Methods such as QSAR and various cheminformatics techniques have gained huge popularity in recent years and decades. This can partly be attributed to increased productivity pressure in pharmaceutical industry and the assumption that computational models can replace some experiments, but also to the fact that more data, more validated modeling methods and more computer power are readily available.

While methods abound, one should also take a step back from time to time to look at the bigger state of affairs to ask oneself what has been gained, and which expectations were simply hyped too much and failed to keep their promises.

In this article, the first of a series, we will discuss which progress has been made since the early works, such as those by Crum Brown and Frazer[1] and Hansch[2], who were among the first to correlate chemical structure and biological (or physiochemical) properties and to postulate a causal relationship between the two.

Relating a molecular property to the underlying structure involves three broad steps[3]: Firstly, the representation of a molecule in a way suitable for computerized treatment, often referred to as the choice of a descriptor.  Secondly, the choice of the variable one attempts to model, often called the endpoint – which can be any molecular property that can be experimentally measured. Frequently used endpoints (since they are relevant in practice) are solubility and logP as physicochemical properties or bioactivity as a biological measurement variable. Thirdly, descriptors (input variables) and endpoints (output variables) need to be connected, by means of one of a variety of available model generation methods.
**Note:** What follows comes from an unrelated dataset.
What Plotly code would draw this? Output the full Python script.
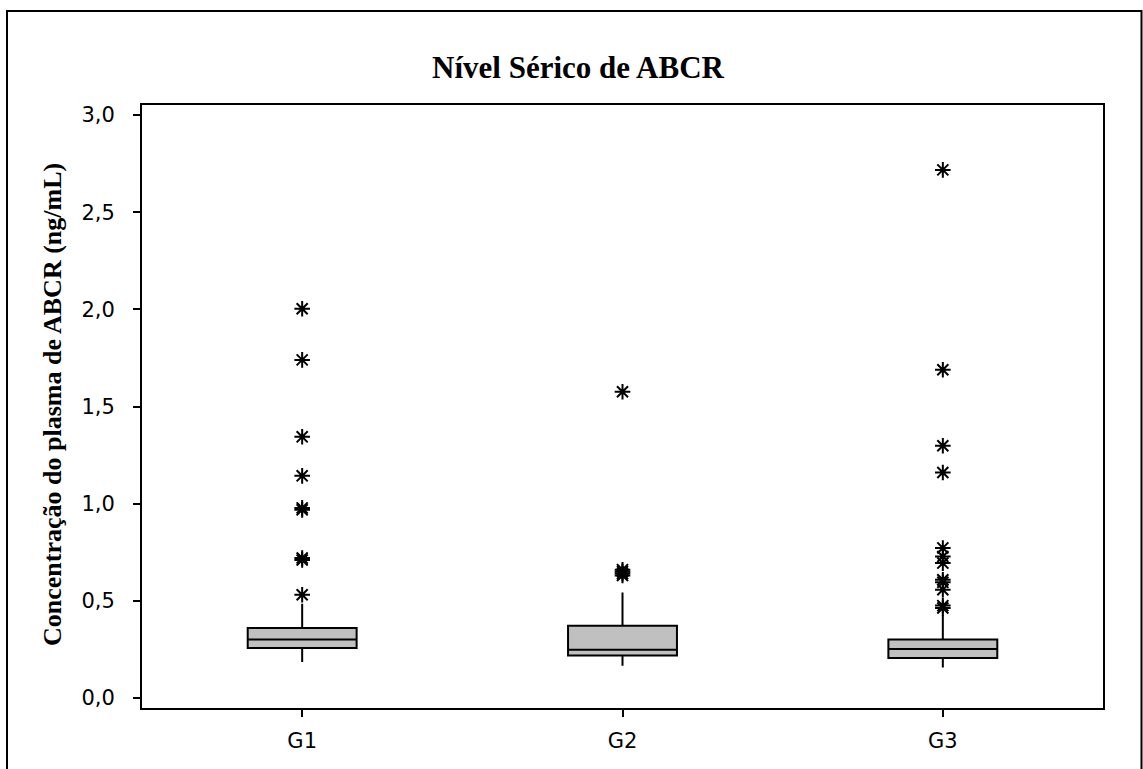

Each of those steps deserves particular attention and it is of crucial importance that the descriptor chosen to represent the system, the mathematical method employed to generate the model, and the property or endpoint measured are a suitable combination that at least gives the possibility of a successful model generation. If the system is not adequately described by suitable descriptors as input variables, a model is based on effectively random variables and thus doomed from the beginning. If the modeling method is not able to handle the expected input-output relationships, such as the application of a linear method to a bilinear relationship, no suitable fitting of the function can be expected. If the endpoints measured are not purely a function of the molecular structure, but also of the procedure used to obtain the measurements, information is missing from the system and the model can’t be more accurate than the available, error-riddled data. Large variability of measurements between laboratories, or also between experimental procedures, decrease the quality of the model that will be obtained in the end, so a dataset as homogenous as possible is of crucial importance here.